My responses don't make sense to me, and underline (to me) that I don't deal well with grief. It's never something I've figured out. I've been one part dysphoric and one part dissociative, essentially either depressed and irritable, or feeling like a non-human. I have recently been feeling like a bowl of canned chicken noodle soup. Before that, I was feeling like a balloon.
Her house smelled like dirt, sunlight, fabric, and ash.
There were always growing things. I never knew anyone who could get anything to grow as well as she could.
She made the most incredible food. Everything in her house was always clean. She collected owls, and all the blankets and pillows were made by her. She tried to teach me to sew - pillows of all sorts. She had the small sets of Crayola markers for us to draw with. She grew sprouts and put them in her fridge.
We hold onto lessons. Gramma taught me leatherworking, paper crafts, dry flower arraignments, and what a home cooked Thanksgiving dinner should taste like. She was incredibly crafty. She held up under grief.
I keep doing what I'm supposed to. Fundraising for North Star Quest Camp, organizing the Social Work Library online... what I said I'd do. I think she would tell me that life keeps happening even if someone dies, and that you have to keep going.
Gramma once told me, "Diamond, I'm not going to tell you to stop smoking and drinking. My husband is dead, my kids are dead, and my friends are dead, and I'm getting very bored with living." She just kept living, but she had been ready to pass on for years.
I won't be able to go to her memorial. There are at least 37 young girls who don't know me, but are depending on me to follow through with my obligations. I think this is the best thing. I'm more emotional than I ever knew her to be, but I think she would like the idea that I'm doing what I said I would do. At least, this is what I will tell myself.
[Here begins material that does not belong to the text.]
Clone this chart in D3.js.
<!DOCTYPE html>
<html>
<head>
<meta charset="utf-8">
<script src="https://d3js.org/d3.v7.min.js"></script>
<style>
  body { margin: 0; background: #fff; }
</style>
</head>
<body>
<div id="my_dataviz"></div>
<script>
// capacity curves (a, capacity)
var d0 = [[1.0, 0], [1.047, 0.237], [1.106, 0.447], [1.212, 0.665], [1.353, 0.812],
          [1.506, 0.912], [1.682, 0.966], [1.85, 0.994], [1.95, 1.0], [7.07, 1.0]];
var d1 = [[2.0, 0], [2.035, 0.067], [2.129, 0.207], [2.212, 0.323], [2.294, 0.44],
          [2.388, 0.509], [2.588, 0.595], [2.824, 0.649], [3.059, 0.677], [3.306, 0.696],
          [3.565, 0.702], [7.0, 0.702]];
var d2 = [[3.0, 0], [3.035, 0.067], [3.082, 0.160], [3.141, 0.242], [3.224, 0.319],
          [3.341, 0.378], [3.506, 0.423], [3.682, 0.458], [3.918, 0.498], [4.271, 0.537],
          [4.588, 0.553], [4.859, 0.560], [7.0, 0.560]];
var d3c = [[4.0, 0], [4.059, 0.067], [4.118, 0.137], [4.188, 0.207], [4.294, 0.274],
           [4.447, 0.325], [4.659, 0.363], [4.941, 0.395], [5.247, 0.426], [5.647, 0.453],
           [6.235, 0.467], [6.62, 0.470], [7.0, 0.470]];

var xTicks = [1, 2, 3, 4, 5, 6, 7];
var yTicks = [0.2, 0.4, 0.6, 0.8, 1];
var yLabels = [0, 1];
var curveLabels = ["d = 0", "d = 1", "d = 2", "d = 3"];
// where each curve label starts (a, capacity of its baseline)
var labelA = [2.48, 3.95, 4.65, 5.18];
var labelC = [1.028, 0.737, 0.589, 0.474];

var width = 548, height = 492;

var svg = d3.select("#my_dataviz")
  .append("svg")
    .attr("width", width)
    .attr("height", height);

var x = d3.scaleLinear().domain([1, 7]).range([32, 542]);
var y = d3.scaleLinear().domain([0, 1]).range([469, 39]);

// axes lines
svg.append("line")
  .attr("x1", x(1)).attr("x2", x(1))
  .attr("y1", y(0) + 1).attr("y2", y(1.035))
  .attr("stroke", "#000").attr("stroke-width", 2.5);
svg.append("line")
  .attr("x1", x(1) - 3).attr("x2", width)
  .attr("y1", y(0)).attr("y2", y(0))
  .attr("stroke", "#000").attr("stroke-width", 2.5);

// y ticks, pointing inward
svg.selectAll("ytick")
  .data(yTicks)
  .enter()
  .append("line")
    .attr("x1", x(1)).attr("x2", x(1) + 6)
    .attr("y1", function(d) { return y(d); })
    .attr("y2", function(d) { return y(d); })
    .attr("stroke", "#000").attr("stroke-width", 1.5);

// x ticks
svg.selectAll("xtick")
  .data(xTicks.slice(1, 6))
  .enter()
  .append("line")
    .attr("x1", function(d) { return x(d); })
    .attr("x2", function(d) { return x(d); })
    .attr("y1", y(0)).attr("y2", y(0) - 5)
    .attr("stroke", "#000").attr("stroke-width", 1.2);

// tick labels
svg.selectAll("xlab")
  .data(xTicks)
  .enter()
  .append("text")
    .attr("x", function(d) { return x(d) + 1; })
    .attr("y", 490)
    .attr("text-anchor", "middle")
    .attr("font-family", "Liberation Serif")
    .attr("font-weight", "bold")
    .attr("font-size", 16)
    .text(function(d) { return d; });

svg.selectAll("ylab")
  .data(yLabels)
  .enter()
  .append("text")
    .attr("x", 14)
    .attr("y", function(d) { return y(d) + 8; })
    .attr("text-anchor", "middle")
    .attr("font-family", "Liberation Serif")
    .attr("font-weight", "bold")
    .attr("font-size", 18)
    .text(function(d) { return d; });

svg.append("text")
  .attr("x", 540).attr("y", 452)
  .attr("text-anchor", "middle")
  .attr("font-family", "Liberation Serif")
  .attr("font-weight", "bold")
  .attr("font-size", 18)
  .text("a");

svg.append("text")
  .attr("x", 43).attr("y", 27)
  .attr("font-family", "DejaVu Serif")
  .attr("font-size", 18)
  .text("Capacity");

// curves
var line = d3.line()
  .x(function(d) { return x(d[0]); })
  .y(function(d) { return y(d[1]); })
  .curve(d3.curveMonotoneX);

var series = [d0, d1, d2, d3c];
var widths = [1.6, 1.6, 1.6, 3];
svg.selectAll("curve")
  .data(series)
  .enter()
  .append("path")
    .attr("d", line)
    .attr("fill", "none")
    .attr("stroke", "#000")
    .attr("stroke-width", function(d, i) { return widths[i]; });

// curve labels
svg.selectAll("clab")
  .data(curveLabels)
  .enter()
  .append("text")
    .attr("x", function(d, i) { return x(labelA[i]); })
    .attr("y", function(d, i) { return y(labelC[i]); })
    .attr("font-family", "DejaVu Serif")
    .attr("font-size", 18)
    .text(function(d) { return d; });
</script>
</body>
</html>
I don't know that she was ever proud of me. She didn't like that I was fat, or liberal, but she loved that I was her grand-daughter. This is a ... I forget the word. A moment by which we define our lives, the before and after. This is a marker. Until Sunday, there was a world with Gramma in it. Now I live in a world where she is not. This world is lonelier, a place that is more empty.
And comfort, what there is, comes from the strangest places. Someone who is still only an acquaintance, but who I would like to be a friend, gave me the first encompassing hug. And then didn't treat me like I can't talk anymore. Ryan, bless him, has no idea what to do, because I guess I don't react like other people he knows. I'm not lucid enough to be sure of what I need.
I don't have any more blood grandparents. If I ever have children, they will never have maternal great grandparents. I don't know where to put grief. There are so many facets to it, it just doesn't fit in me. It keeps bouncing around inside, poking different parts and making them hurt. I keep turning off, watching the tube and drinking, keeping busy, but it keeps bouncing back around.